Quando pensamos em “disciplina”, costumamos associá-la à educação ou à boa conduta. Mas para o filósofo francês Michel Foucault, a disciplina é algo muito mais profundo: uma tecnologia de poder que molda os corpos, regula os comportamentos e organiza a vida social moderna.
Em sua obra Vigiar e Punir (1975), Foucault nos mostra como surgem as sociedades disciplinares, onde o poder deixa de agir apenas pela violência e passa a operar de forma mais sutil, invisível — porém mais eficaz. E esse poder se infiltra em instituições como a prisão, o exército, o hospital… e, principalmente, a escola.
O que é uma sociedade disciplinar?
A sociedade disciplinar é um tipo de organização social em que o poder se exerce pela vigilância constante, pela normatização dos comportamentos e pela organização dos espaços e do tempo.
Ela não se impõe por meio de castigos exemplares, como nas sociedades antigas, mas por mecanismos que parecem neutros, até pedagógicos. O objetivo não é apenas reprimir, mas produzir corpos úteis, dóceis e previsíveis.
“A disciplina fabrica indivíduos; é a técnica de um poder que toma os indivíduos ao mesmo tempo como objetos e como instrumentos.”
(*Michel Foucault, Vigiar e Punir)
Da punição ao controle: como o poder muda de forma
Foucault compara duas formas de poder:
Sociedade Soberana (pré-moderna)
- O rei ou o Estado exerce poder pela força.
- O castigo é público, brutal, exemplar.
- O corpo do criminoso é destruído como forma de autoridade.
Sociedade Disciplinar (moderna)
- O poder é capilar, descentralizado.
- O castigo é discreto, voltado à correção.
- O corpo é educado, vigiado e produtivizado.
A transição ocorre quando a punição deixa de ser espetáculo e passa a ser técnica de gestão — o que Foucault chama de “poder disciplinar”.
A prisão como laboratório da disciplina
A prisão é, para Foucault, o modelo por excelência da disciplina moderna. Ela simboliza como a sociedade prefere vigiar e normalizar, em vez de simplesmente punir.
A arquitetura da prisão moderna (inspirada no Panoptismo, conceito de Jeremy Bentham) é projetada para garantir a vigilância permanente, mesmo sem a presença constante do vigia. O sujeito, internalizando a possibilidade de ser observado, passa a se autocontrolar.
“O princípio do Panóptico é induzir no detento um estado consciente e permanente de visibilidade que assegura o funcionamento automático do poder.”
A escola como espaço disciplinar
A escola, embora não pareça à primeira vista, replica os mesmos mecanismos da prisão: controle do tempo, vigilância, provas, distribuição em classes, avaliação constante.
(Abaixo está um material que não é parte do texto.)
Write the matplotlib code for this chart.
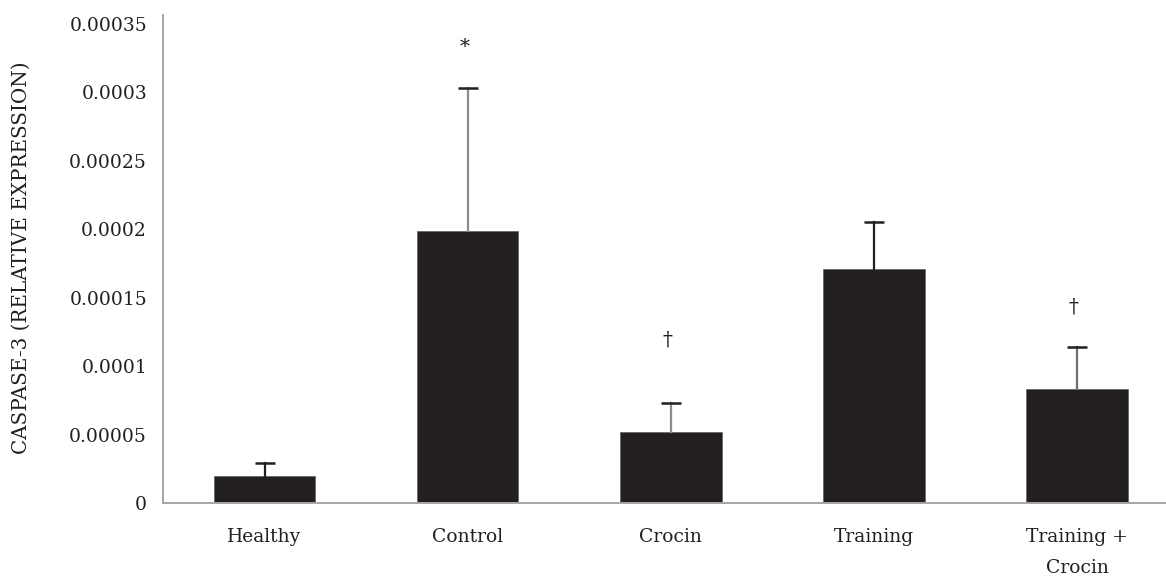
import matplotlib.pyplot as plt

# Caspase-3 relative expression per group
groups = ['Healthy', 'Control', 'Crocin', 'Training', 'Training +\nCrocin']
means = [1.97e-5, 19.9e-5, 5.2e-5, 17.1e-5, 8.35e-5]
errors = [0.95e-5, 10.4e-5, 2.1e-5, 3.45e-5, 3.05e-5]
stem_colors = ['#231f20', '#8c8c8c', '#8c8c8c', '#231f20', '#6e6e6e']
marks = ['', '*', '\u2020', '', '\u2020']
mark_gap = [0, 3.0e-5, 4.6e-5, 0, 2.9e-5]

plt.rcParams['font.family'] = ['DejaVu Serif']

fig = plt.figure(figsize=(11.66, 5.78), dpi=100)
ax = fig.add_axes([0.1398, 0.1298, 0.871, 0.8443])

x = list(range(len(groups)))
ax.bar(x, means, width=0.5, color='#231f20', edgecolor='#6a6a6a', linewidth=0.6, zorder=2)
for xi, m, e, c in zip(x, means, errors, stem_colors):
    ax.plot([xi, xi], [m, m + e], color=c, lw=1.6, zorder=3)
    ax.plot([xi - 0.049, xi + 0.049], [m + e, m + e], color='#231f20', lw=1.8,
            solid_capstyle='butt', zorder=4)

for xi, m, e, s, g in zip(x, means, errors, marks, mark_gap):
    if s:
        ax.text(xi - 0.015, m + e + g, s, ha='center', va='center',
                fontsize=14.5, color='#231f20')

ax.set_xlim(-0.5, 4.5)
ax.set_ylim(0, 0.0003566)
ax.set_yticks([0, 0.00005, 0.0001, 0.00015, 0.0002, 0.00025, 0.0003, 0.00035])
ax.set_yticklabels(['0', '0.00005', '0.0001', '0.00015', '0.0002', '0.00025', '0.0003', '0.00035'])
ax.set_xticks(x)
ax.set_xticklabels(groups)
for lbl in ax.get_xticklabels():
    lbl.set_linespacing(1.9)

ax.tick_params(axis='both', length=0, labelsize=13.5, colors='#231f20')
ax.tick_params(axis='y', pad=11.5)
ax.tick_params(axis='x', pad=18)

for side in ['top', 'right']:
    ax.spines[side].set_visible(False)
for side in ['left', 'bottom']:
    ax.spines[side].set_color('#a6a6a6')
    ax.spines[side].set_linewidth(1.4)

ax.set_ylabel('CASPASE-3 (RELATIVE EXPRESSION)', fontsize=14.3, color='#231f20')
ax.yaxis.set_label_coords(-0.13, 0.502)

fig.savefig('out.png', dpi=100)
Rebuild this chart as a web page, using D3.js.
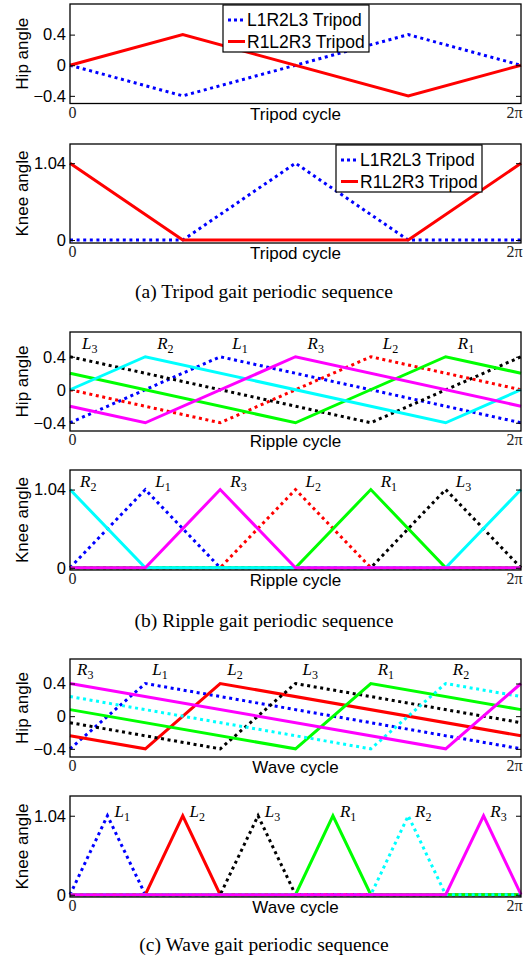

A criança é posicionada, corrigida, separada por idade, medida por desempenho.
A disciplina escolar:
- Fragmenta o tempo em horários rígidos;
- Regula o corpo (ficar sentado, em silêncio, pedir para falar);
- Cria mecanismos de classificação e normalização (boletins, avaliações, castigos);
- Produz subjetividades obedientes e produtivas.
A escola é, portanto, uma tecnologia de poder que molda a subjetividade desde cedo — ensinando como se comportar, como obedecer, como competir, como aceitar hierarquias.
Além da escola e da prisão: uma malha social de controle
Foucault mostra que a lógica disciplinar não se restringe a essas instituições. Ela está presente no:
- Exército → corpo treinado para obediência e repetição.
- Hospital → paciente monitorado, corpo classificado.
- Fábrica → controle do tempo, da produtividade, da eficiência.
- Escritórios, academias, aplicativos de desempenho…
A disciplina se espalha como rede, penetrando nas relações sociais, nos saberes científicos, nas tecnologias, até se tornar autoaplicada — nós passamos a nos vigiar a nós mesmos.
Por que isso importa hoje?
Vivemos numa era de transição: da sociedade disciplinar para a sociedade do controle (como dirá Gilles Deleuze, inspirado em Foucault). Mas a lógica da disciplina ainda é fortíssima:
- Nos sistemas educacionais meritocráticos;
- Na militarização das periferias;
- No modelo punitivo das políticas de segurança pública;
- Nos ambientes de trabalho e produtividade extrema.
Reconhecer essa estrutura é o primeiro passo para pensar formas alternativas de educação, cuidado, justiça e liberdade.
Conclusão: pensar a disciplina para resistir
Foucault nos convida a ver o que parece natural como produto histórico. A disciplina não é neutra: ela produz corpos e sujeitos adaptados a um determinado modelo de sociedade.
Se a disciplina fabrica indivíduos úteis ao sistema, pensar criticamente sobre ela é um ato de liberdade. Significa perguntar: como queremos ser educados? Como queremos nos relacionar com o saber, com o trabalho, com o outro — e conosco?